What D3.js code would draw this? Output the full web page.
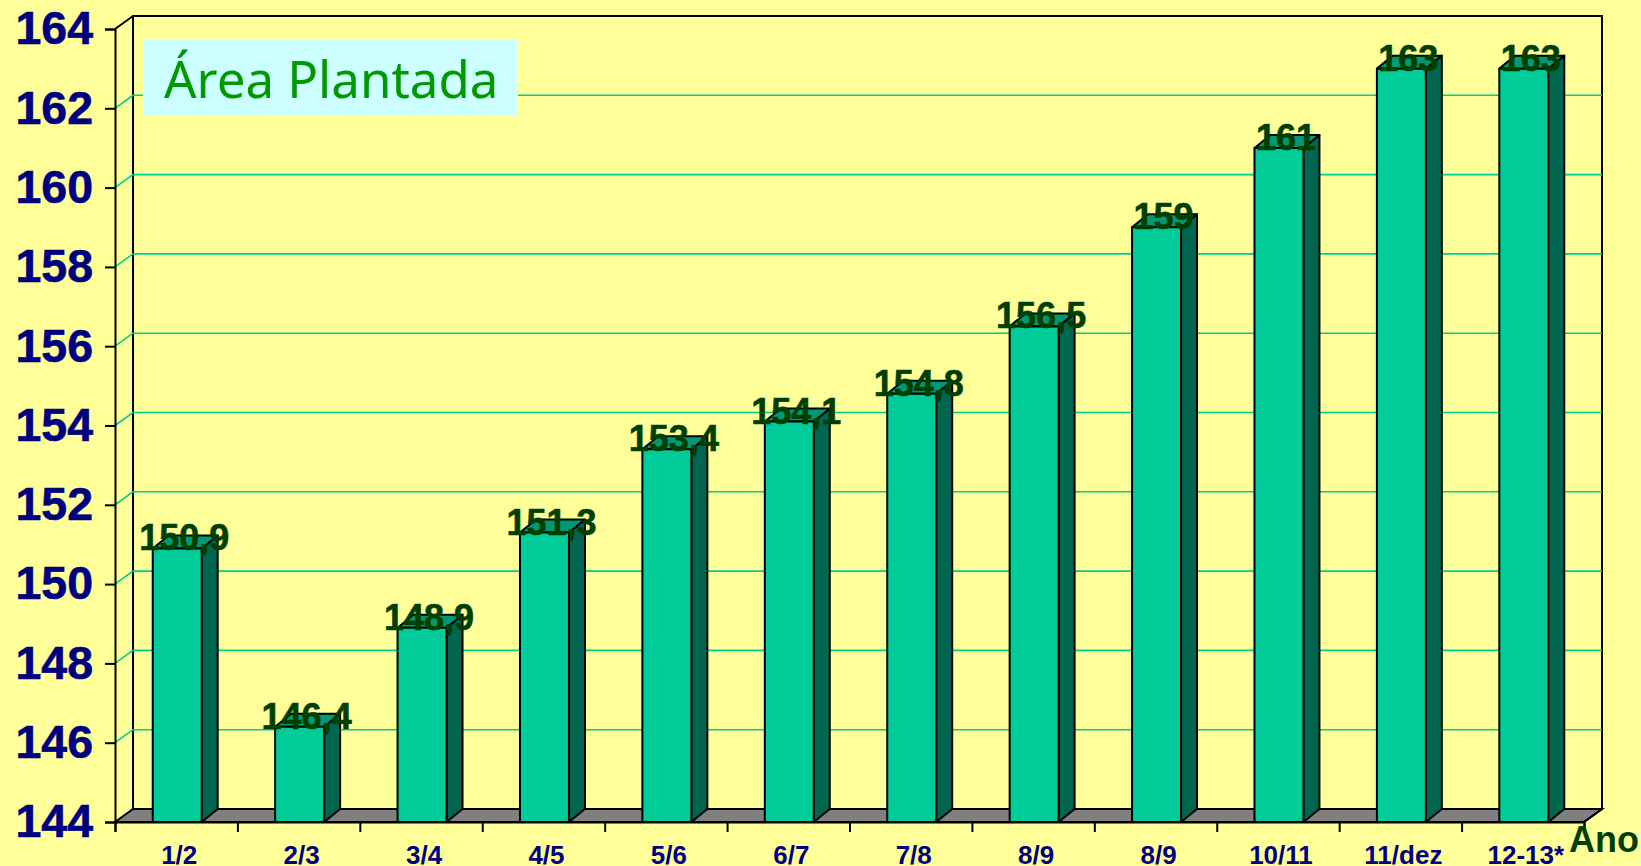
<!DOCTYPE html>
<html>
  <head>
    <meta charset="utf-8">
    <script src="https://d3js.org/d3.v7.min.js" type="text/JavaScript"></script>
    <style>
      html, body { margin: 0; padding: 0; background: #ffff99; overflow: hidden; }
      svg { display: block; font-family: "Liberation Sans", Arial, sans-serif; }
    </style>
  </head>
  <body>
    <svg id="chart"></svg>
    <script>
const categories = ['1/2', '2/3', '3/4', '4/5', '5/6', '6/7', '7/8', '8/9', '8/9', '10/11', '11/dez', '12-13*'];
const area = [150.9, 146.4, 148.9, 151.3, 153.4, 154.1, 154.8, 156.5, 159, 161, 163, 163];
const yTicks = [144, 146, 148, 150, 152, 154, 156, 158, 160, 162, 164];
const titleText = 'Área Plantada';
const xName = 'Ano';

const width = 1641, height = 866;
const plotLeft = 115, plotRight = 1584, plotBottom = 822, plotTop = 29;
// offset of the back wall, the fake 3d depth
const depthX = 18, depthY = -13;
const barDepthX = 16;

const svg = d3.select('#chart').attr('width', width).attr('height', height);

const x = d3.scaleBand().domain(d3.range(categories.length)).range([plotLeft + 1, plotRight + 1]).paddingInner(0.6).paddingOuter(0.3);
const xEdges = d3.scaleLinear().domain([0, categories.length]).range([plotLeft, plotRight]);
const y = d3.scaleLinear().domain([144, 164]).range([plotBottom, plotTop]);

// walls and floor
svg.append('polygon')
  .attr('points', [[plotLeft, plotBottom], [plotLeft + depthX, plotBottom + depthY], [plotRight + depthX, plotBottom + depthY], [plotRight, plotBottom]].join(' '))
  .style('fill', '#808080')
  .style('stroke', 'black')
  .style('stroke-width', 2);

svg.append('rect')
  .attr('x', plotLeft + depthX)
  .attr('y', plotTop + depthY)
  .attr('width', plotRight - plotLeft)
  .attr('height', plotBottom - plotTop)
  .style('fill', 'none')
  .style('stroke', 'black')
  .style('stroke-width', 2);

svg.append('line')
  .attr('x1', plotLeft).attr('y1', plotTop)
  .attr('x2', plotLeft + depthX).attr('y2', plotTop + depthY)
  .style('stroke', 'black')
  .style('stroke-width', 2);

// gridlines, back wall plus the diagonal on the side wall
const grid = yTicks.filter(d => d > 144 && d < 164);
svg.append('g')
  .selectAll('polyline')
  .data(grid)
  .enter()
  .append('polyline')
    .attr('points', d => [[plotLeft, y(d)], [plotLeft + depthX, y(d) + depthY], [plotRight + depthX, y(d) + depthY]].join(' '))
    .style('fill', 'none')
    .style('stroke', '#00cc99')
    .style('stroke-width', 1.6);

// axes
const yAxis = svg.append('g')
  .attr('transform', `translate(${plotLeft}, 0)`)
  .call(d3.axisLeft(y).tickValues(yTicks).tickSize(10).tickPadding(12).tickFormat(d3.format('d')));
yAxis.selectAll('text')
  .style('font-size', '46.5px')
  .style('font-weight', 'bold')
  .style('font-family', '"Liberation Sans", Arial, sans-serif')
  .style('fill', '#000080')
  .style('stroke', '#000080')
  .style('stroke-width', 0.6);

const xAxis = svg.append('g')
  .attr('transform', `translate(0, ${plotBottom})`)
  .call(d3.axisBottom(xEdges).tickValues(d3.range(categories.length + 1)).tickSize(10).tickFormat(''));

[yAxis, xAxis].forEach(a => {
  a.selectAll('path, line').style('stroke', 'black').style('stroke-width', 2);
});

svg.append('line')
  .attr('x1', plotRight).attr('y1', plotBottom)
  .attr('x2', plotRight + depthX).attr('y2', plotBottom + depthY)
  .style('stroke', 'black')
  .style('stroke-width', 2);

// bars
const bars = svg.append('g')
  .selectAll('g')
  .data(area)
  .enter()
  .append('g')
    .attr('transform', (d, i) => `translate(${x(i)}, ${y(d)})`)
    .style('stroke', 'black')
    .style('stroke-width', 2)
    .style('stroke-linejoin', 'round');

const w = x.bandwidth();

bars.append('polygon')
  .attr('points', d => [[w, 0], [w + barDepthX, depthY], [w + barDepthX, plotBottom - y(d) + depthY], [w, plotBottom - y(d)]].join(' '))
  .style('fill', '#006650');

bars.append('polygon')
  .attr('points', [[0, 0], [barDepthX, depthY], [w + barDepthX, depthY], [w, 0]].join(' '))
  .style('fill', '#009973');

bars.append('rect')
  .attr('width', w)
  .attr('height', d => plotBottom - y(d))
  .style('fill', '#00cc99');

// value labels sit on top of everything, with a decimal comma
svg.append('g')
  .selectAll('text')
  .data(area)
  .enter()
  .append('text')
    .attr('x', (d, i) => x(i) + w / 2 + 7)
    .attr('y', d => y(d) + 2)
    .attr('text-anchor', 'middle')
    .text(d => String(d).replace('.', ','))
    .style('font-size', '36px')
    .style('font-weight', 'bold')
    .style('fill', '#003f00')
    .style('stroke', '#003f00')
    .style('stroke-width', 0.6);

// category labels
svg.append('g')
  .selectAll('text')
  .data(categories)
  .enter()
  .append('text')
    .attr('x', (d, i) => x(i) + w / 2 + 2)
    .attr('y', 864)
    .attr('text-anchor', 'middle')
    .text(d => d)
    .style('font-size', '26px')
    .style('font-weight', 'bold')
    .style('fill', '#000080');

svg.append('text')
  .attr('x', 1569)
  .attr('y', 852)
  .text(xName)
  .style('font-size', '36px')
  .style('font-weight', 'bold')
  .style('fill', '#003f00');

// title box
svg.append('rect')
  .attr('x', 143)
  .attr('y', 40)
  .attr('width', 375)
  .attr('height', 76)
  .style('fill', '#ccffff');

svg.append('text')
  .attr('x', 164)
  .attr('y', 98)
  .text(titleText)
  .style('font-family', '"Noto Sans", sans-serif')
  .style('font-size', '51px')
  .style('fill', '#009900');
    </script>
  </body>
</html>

TASK TO COMPLETE: Omit the pictures, then repeat exactly each line from the beginning of the listing through the line with "d3.select('#chart').attr('width', width).attr('height', height);".

CORRECT ANSWER:
What D3.js code would draw this? Output the full web page.
<!DOCTYPE html>
<html>
  <head>
    <meta charset="utf-8">
    <script src="https://d3js.org/d3.v7.min.js" type="text/JavaScript"></script>
    <style>
      html, body { margin: 0; padding: 0; background: #ffff99; overflow: hidden; }
      svg { display: block; font-family: "Liberation Sans", Arial, sans-serif; }
    </style>
  </head>
  <body>
    <svg id="chart"></svg>
    <script>
const categories = ['1/2', '2/3', '3/4', '4/5', '5/6', '6/7', '7/8', '8/9', '8/9', '10/11', '11/dez', '12-13*'];
const area = [150.9, 146.4, 148.9, 151.3, 153.4, 154.1, 154.8, 156.5, 159, 161, 163, 163];
const yTicks = [144, 146, 148, 150, 152, 154, 156, 158, 160, 162, 164];
const titleText = 'Área Plantada';
const xName = 'Ano';

const width = 1641, height = 866;
const plotLeft = 115, plotRight = 1584, plotBottom = 822, plotTop = 29;
// offset of the back wall, the fake 3d depth
const depthX = 18, depthY = -13;
const barDepthX = 16;

const svg = d3.select('#chart').attr('width', width).attr('height', height);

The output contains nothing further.